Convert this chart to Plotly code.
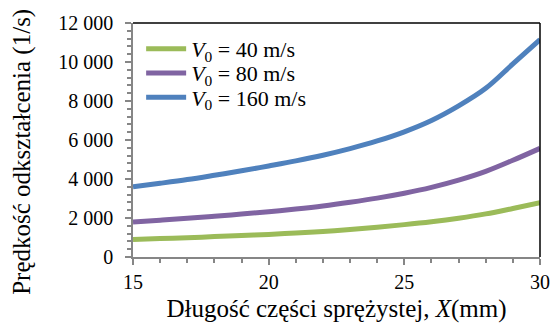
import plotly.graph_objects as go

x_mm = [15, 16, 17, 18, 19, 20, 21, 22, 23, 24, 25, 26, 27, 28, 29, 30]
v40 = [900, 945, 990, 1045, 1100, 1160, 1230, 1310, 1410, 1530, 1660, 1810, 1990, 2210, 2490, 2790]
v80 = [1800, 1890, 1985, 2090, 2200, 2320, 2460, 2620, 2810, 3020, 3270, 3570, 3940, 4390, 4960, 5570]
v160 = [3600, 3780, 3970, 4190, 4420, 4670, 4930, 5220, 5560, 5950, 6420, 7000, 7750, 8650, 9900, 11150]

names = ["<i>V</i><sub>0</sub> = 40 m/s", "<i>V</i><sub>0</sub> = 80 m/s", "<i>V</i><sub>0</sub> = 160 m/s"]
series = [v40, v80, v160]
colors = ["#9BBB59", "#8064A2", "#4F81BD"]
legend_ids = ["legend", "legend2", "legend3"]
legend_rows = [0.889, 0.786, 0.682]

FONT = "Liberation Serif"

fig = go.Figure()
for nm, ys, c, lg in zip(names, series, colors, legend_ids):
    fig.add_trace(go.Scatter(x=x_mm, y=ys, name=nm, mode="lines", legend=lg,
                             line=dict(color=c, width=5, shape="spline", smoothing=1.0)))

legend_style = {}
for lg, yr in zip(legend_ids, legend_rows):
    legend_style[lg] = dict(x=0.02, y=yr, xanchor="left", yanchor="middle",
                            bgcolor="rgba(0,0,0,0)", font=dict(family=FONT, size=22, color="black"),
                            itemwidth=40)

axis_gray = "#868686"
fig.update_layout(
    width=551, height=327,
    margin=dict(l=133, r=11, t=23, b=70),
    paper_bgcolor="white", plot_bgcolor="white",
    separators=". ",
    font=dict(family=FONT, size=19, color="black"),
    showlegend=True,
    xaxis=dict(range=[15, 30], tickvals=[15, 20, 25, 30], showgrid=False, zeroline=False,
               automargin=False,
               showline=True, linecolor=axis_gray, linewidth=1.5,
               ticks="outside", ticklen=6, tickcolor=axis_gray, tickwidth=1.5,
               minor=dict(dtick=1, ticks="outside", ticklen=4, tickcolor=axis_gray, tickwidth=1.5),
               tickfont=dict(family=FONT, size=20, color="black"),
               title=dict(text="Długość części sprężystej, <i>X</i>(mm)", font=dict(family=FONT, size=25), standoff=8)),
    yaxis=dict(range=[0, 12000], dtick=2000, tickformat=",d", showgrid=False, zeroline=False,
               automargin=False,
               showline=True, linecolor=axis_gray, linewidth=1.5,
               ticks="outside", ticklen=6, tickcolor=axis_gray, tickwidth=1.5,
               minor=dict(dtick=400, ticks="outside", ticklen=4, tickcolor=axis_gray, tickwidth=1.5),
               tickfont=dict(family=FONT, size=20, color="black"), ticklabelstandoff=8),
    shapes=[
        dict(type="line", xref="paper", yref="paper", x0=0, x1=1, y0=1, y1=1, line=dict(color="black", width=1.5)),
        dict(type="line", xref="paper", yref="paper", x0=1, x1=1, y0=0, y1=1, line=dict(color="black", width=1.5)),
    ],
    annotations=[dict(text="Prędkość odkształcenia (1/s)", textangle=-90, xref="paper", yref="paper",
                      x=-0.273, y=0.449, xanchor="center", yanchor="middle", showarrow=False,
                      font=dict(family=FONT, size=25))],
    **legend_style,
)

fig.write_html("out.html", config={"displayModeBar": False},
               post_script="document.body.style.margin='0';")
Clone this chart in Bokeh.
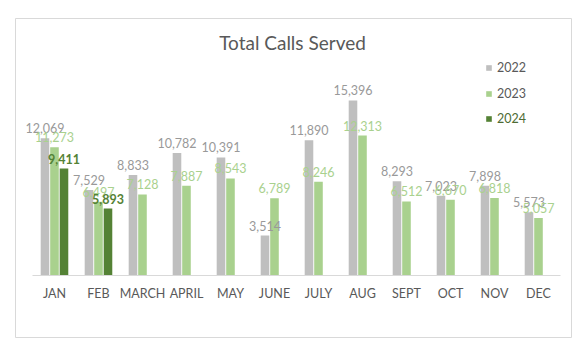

§

Omit the pictures, then quote the rest of the material above exactly.

Convert this chart to Plotly code.
import plotly.graph_objects as go

x_mm = [15, 16, 17, 18, 19, 20, 21, 22, 23, 24, 25, 26, 27, 28, 29, 30]
v40 = [900, 945, 990, 1045, 1100, 1160, 1230, 1310, 1410, 1530, 1660, 1810, 1990, 2210, 2490, 2790]
v80 = [1800, 1890, 1985, 2090, 2200, 2320, 2460, 2620, 2810, 3020, 3270, 3570, 3940, 4390, 4960, 5570]
v160 = [3600, 3780, 3970, 4190, 4420, 4670, 4930, 5220, 5560, 5950, 6420, 7000, 7750, 8650, 9900, 11150]

names = ["<i>V</i><sub>0</sub> = 40 m/s", "<i>V</i><sub>0</sub> = 80 m/s", "<i>V</i><sub>0</sub> = 160 m/s"]
series = [v40, v80, v160]
colors = ["#9BBB59", "#8064A2", "#4F81BD"]
legend_ids = ["legend", "legend2", "legend3"]
legend_rows = [0.889, 0.786, 0.682]

FONT = "Liberation Serif"

fig = go.Figure()
for nm, ys, c, lg in zip(names, series, colors, legend_ids):
    fig.add_trace(go.Scatter(x=x_mm, y=ys, name=nm, mode="lines", legend=lg,
                             line=dict(color=c, width=5, shape="spline", smoothing=1.0)))

legend_style = {}
for lg, yr in zip(legend_ids, legend_rows):
    legend_style[lg] = dict(x=0.02, y=yr, xanchor="left", yanchor="middle",
                            bgcolor="rgba(0,0,0,0)", font=dict(family=FONT, size=22, color="black"),
                            itemwidth=40)

axis_gray = "#868686"
fig.update_layout(
    width=551, height=327,
    margin=dict(l=133, r=11, t=23, b=70),
    paper_bgcolor="white", plot_bgcolor="white",
    separators=". ",
    font=dict(family=FONT, size=19, color="black"),
    showlegend=True,
    xaxis=dict(range=[15, 30], tickvals=[15, 20, 25, 30], showgrid=False, zeroline=False,
               automargin=False,
               showline=True, linecolor=axis_gray, linewidth=1.5,
               ticks="outside", ticklen=6, tickcolor=axis_gray, tickwidth=1.5,
               minor=dict(dtick=1, ticks="outside", ticklen=4, tickcolor=axis_gray, tickwidth=1.5),
               tickfont=dict(family=FONT, size=20, color="black"),
               title=dict(text="Długość części sprężystej, <i>X</i>(mm)", font=dict(family=FONT, size=25), standoff=8)),
    yaxis=dict(range=[0, 12000], dtick=2000, tickformat=",d", showgrid=False, zeroline=False,
               automargin=False,
               showline=True, linecolor=axis_gray, linewidth=1.5,
               ticks="outside", ticklen=6, tickcolor=axis_gray, tickwidth=1.5,
               minor=dict(dtick=400, ticks="outside", ticklen=4, tickcolor=axis_gray, tickwidth=1.5),
               tickfont=dict(family=FONT, size=20, color="black"), ticklabelstandoff=8),
    shapes=[
        dict(type="line", xref="paper", yref="paper", x0=0, x1=1, y0=1, y1=1, line=dict(color="black", width=1.5)),
        dict(type="line", xref="paper", yref="paper", x0=1, x1=1, y0=0, y1=1, line=dict(color="black", width=1.5)),
    ],
    annotations=[dict(text="Prędkość odkształcenia (1/s)", textangle=-90, xref="paper", yref="paper",
                      x=-0.273, y=0.449, xanchor="center", yanchor="middle", showarrow=False,
                      font=dict(family=FONT, size=25))],
    **legend_style,
)

fig.write_html("out.html", config={"displayModeBar": False},
               post_script="document.body.style.margin='0';")
Clone this chart in Bokeh.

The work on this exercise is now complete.